Following the release of JAWS, which is credited with the creation of the summer blockbuster (though that was unintended), a wave of killer animal flicks followed in its wake. To no one’s surprise, most of these were bad, and to no one’s additional surprise, a lot of these imitators were about sharks. (Just ask Universal — they were firing off C&Ds like it was their job, blocking the stateside releases of Italian produced shark flicks Great White and Cruel Jaws. (The latter flick was made by Italian trashmeister Bruno Mattei under one of his many pseudonyms and incorporated a lot of stolen footage from the JAWS series.)
Every once in awhile, an imitator slipped through and managed to actually be worth a damn, even if it was going more for satire than outright horror. (Joe Dante’s Roger Corman production of Piranha and John Sayles’ Alligator are some of these exceptions.) And, as stated, countries all over the world were getting in on the action.
One of these notable flicks is 1987’s Dark Age, produced and filmed in Australia, which told the tale about a monstrous crocodile munching on a handful of people and making the life of wildlife conservationist Steve Harris whose job is to convince the government to conserve and protect crocs really really difficult.
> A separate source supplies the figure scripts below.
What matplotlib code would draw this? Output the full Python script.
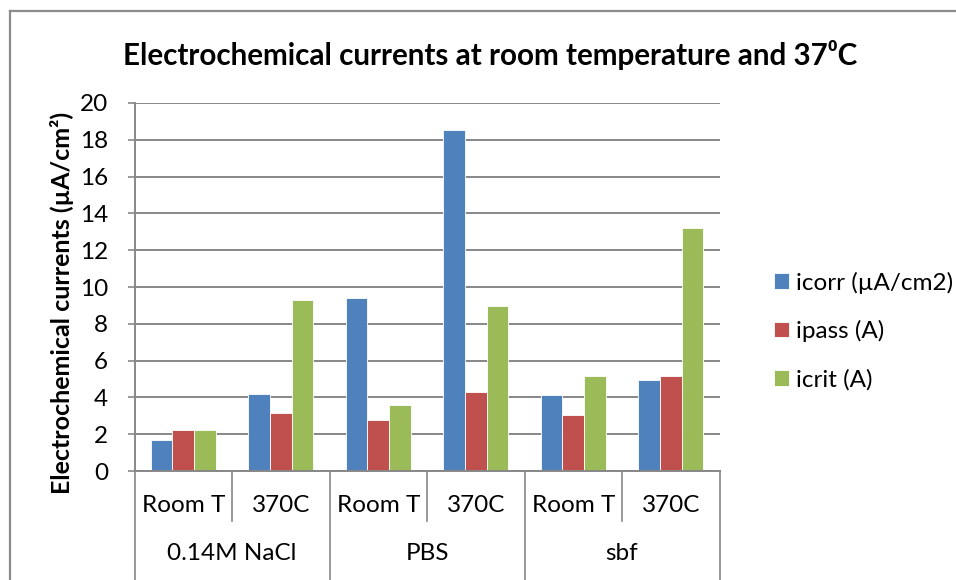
import matplotlib
matplotlib.use("Agg")
import matplotlib.pyplot as plt
from matplotlib.lines import Line2D
import matplotlib.transforms as mtransforms
import numpy as np

plt.rcParams['font.family'] = ['Lato', 'DejaVu Sans']

groups = ["0.14M NaCl", "PBS", "sbf"]
subcats = ["Room T", "370C", "Room T", "370C", "Room T", "370C"]
series_names = ["icorr (\u00b5A/cm2)", "ipass (A)", "icrit (A)"]
icorr = [1.7, 4.2, 9.4, 18.55, 4.13, 4.97]
ipass = [2.22, 3.13, 2.78, 4.27, 3.04, 5.16]
icrit = [2.24, 9.27, 3.58, 8.95, 5.15, 13.18]
colors = ["#4F81BD", "#C0504D", "#9BBB59"]
yticks = [0, 2, 4, 6, 8, 10, 12, 14, 16, 18, 20]

W, H = 956, 580
fig = plt.figure(figsize=(W / 100, H / 100), dpi=100)

def fx(px):
    return px / W

def fy(py):
    return 1 - py / H

FS = 17.5
L, R, T, B = 134.5, 719.5, 103, 471
ax = fig.add_axes([fx(L), fy(B), fx(R - L), (B - T) / H])

n = len(subcats)
x = np.arange(n) + 0.5
bw = 1 / 4.5
for k, (vals, c, name) in enumerate(zip([icorr, ipass, icrit], colors, series_names)):
    ax.bar(x + (k - 1) * bw, vals, width=bw, color=c, edgecolor="white",
           linewidth=0.6, label=name, zorder=3)

ax.set_xlim(0, n)
ax.set_ylim(0, 20)
ax.set_yticks(yticks)
ax.set_xticks([])
ax.grid(axis="y", color="#878787", linewidth=1.4, zorder=0)
for s in ["top", "right", "bottom"]:
    ax.spines[s].set_visible(False)
ax.spines["left"].set_color("#878787")
ax.spines["left"].set_linewidth(1.4)
ax.tick_params(axis="y", direction="out", length=5, width=1.2, color="#878787",
               labelsize=FS, pad=14, labelcolor="black")

trans = mtransforms.blended_transform_factory(ax.transData, ax.transAxes)
ax.plot([0, n], [0, 0], color="#878787", lw=1.4, transform=trans, clip_on=False, zorder=4)
sub_depth = -(521 - B) / (B - T)
grp_depth = -(580 - B) / (B - T)
for i in range(n + 1):
    d = grp_depth if i % 2 == 0 else sub_depth
    ax.plot([i, i], [0, d], color="#878787", lw=1.2, transform=trans, clip_on=False)

for xi, lab in zip(x, subcats):
    ax.text(xi, -(506 - B) / (B - T), lab, transform=trans, ha="center", va="center",
            fontsize=FS)
for g, lab in enumerate(groups):
    ax.text(2 * g + 1, -(553 - B) / (B - T), lab, transform=trans, ha="center",
            va="center", fontsize=FS)

fig.text(fx(62), fy(303), "Electrochemical currents (\u00b5A/cm\u00b2)", rotation=90,
         ha="center", va="center", fontsize=18, fontweight="bold")

fig.text(fx(490), fy(55), "Electrochemical currents at room temperature and 37\u2070C",
         ha="center", va="center", fontsize=21.3, fontweight="bold")

leg = ax.legend(loc="center left", bbox_to_anchor=(fx(762), fy(331)),
                bbox_transform=fig.transFigure, frameon=False, fontsize=FS,
                handlelength=0.6, handleheight=0.6, handletextpad=0.3,
                labelspacing=1.1, borderpad=0)

fig.add_artist(Line2D([fx(10), fx(10)], [fy(11), 0], color="#8c8c8c", lw=1.6))
fig.add_artist(Line2D([fx(10), 1], [fy(11), fy(11)], color="#8c8c8c", lw=1.6))

fig.savefig("out.png", dpi=100)
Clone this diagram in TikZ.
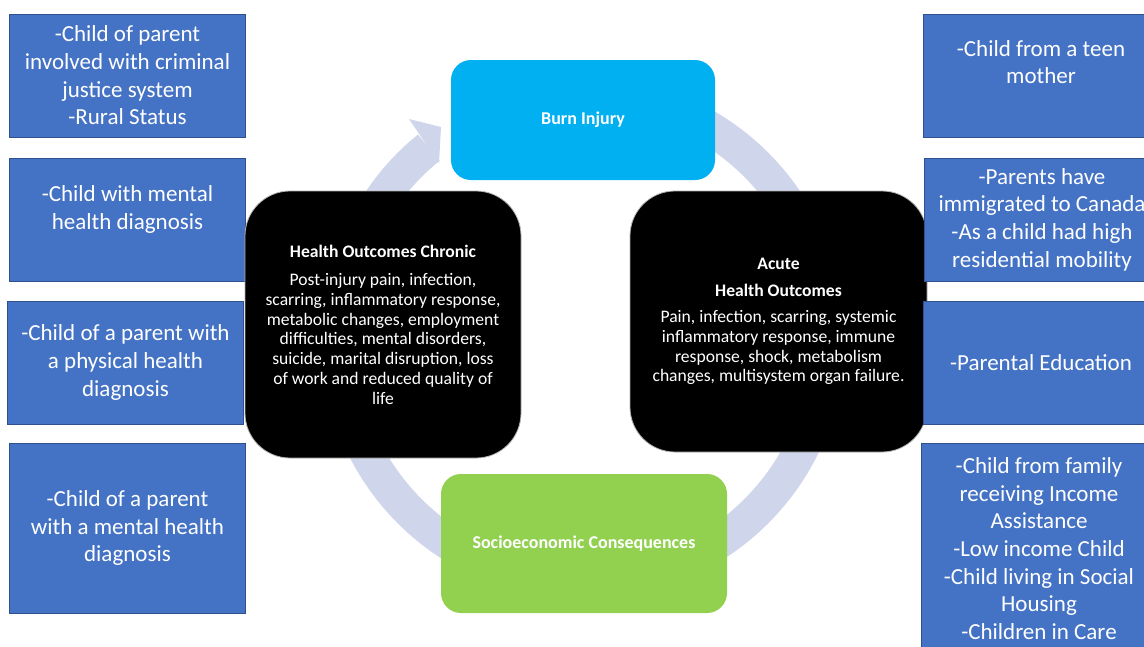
\documentclass[tikz,border=0pt]{standalone}
\usepackage{fontspec}
\setmainfont{Carlito}
\definecolor{boxblue}{HTML}{4472C4}
\definecolor{boxblueline}{HTML}{2F528F}
\definecolor{burnblue}{HTML}{00B0F0}
\definecolor{socgreen}{HTML}{92D050}
\definecolor{ringcol}{HTML}{CFD5EA}
\begin{document}
\begin{tikzpicture}[x=1pt,y=-1pt,
  riskbox/.style={draw=boxblueline, line width=0.8pt, fill=boxblue, minimum width=236pt, minimum height=123pt, inner sep=0pt},
  risktext/.style={text=white, align=center, font=\fontsize{23}{27.7}\selectfont, inner sep=0pt},
  outbox/.style={draw=gray!60, line width=0.8pt, fill=black, rounded corners=45pt, text=white, align=center, inner sep=0pt, font=\fontsize{17.6}{19.7}\selectfont},
  cyclebox/.style={rounded corners=20pt, text=white, align=center, inner sep=0pt, font=\fontsize{18}{20}\selectfont\bfseries}
]
\clip (0,0) rectangle (1144,646);
\fill[white] (0,0) rectangle (1144,646);

% circular arrow
\coordinate (ctr) at (583,338);
\draw[ringcol, line width=34pt] (ctr) ++(-90:245) arc[start angle=-90, end angle=231, radius=245];
\coordinate (hb1) at (409,119);
\coordinate (htip) at (441,127);
\coordinate (hb2) at (439,163);
\fill[ringcol] (hb1) -- (htip) -- (hb2) -- cycle;

% left risk boxes
\node[riskbox] (L1) at (127.5,75.5) {};
\node[risktext] at (L1.center) {-Child of parent\\involved with criminal\\justice system\\-Rural Status};
\node[riskbox] (L2) at (127.5,219.5) {};
\node[risktext] at ([yshift=10pt]L2.center) {-Child with mental\\health diagnosis};
\node[riskbox] (L3) at (125.5,362.5) {};
\node[risktext] at (L3.center) {-Child of a parent with\\a physical health\\diagnosis};
\node[riskbox, minimum height=170pt] (L4) at (127.5,528) {};
\node[risktext] at (L4.center) {-Child of a parent\\with a mental health\\diagnosis};

% outcome boxes
\node[outbox, minimum width=276pt, minimum height=267pt] (chronic) at (383,324.5)
  {\textbf{Health Outcomes Chronic}\\[9pt]Post-injury pain, infection,\\scarring, inflammatory response,\\metabolic changes, employment\\difficulties, mental disorders,\\suicide, marital disruption, loss\\of work and reduced quality of\\life};
\node[outbox, minimum width=297pt, minimum height=261pt] (acute) at (778.5,321.5)
  {\textbf{Acute}\\[7pt]\textbf{Health Outcomes}\\[7pt]Pain, infection, scarring, systemic\\inflammatory response, immune\\response, shock, metabolism\\changes, multisystem organ failure.};

% right risk boxes
\node[riskbox] (R1) at (1041,75.5) {};
\node[risktext] at ([yshift=13.5pt]R1.center) {-Child from a teen\\mother};
\node[riskbox] (R2) at (1042,219.5) {};
\node[risktext] at (R2.center) {-Parents have\\immigrated to Canada\\-As a child had high\\residential mobility};
\node[riskbox] (R3) at (1041,362.5) {};
\node[risktext] at (R3.center) {-Parental Education};
\node[riskbox, minimum height=211pt] (R4) at (1039,548.5) {};
\node[risktext] at (R4.center) {-Child from family\\receiving Income\\Assistance\\-Low income Child\\-Child living in Social\\Housing\\-Children in Care};

% cycle boxes
\node[cyclebox, fill=burnblue, minimum width=264pt, minimum height=120pt] (burn) at (583,120) {Burn Injury};
\node[cyclebox, fill=socgreen, minimum width=286pt, minimum height=139pt] (socio) at (584,543.5) {Socioeconomic Consequences};
\end{tikzpicture}
\end{document}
What makes Dark Age especially notable are two specific components: an infusion of Australian culture (more specifically the local Aboriginal tribe, who become significant to the conflict) and its overall message of conservation. Especially when looking at the latter, Dark Age comes off ballsier than even JAWS, in that despite the crocodile killing whomever crosses its path, the intent on behalf of its main characters are not to kill it, but to trap it and release it in its usual place of inhabitation. Oh, there are a cadre of characters who want the croc dead — from bureaucrats to local poachers — but even after the croc chows down on a young aboriginal boy, the exciting and adventurous Free Willy-ish rescue attempt at the end will leave viewers surprised as they realize they’re rooting for the croc.
The stock JAWS characters are in place, with John Jarratt taking on a combination of Matt Hooper and Chief Brody, and Max Phipps embodying a much more bloodthirsty version of Quint. There’s even a local politician who is afraid of what the croc will do for tourism. Whether or not Dark Age would exist were it not for JAWS becomes moot in the face of how well made and unique Dark Age manages to be. (Not to mention that coastal Australians dealing with a murderous croc is a lot more realistic than New Englanders dealing with a great white.) Dark Age may lack the satire of Alligator, the adventure of JAWS, and the sly sense of humor of Piranha, but it’s still a worthy endeavor in its own right, bringing a slice of its native culture along with it. At this point, the killer animal subgenre can be broken down further just because of how many of those happen to feature a crocodile or alligator as the antagonist. Dark Age ranks as one of the best.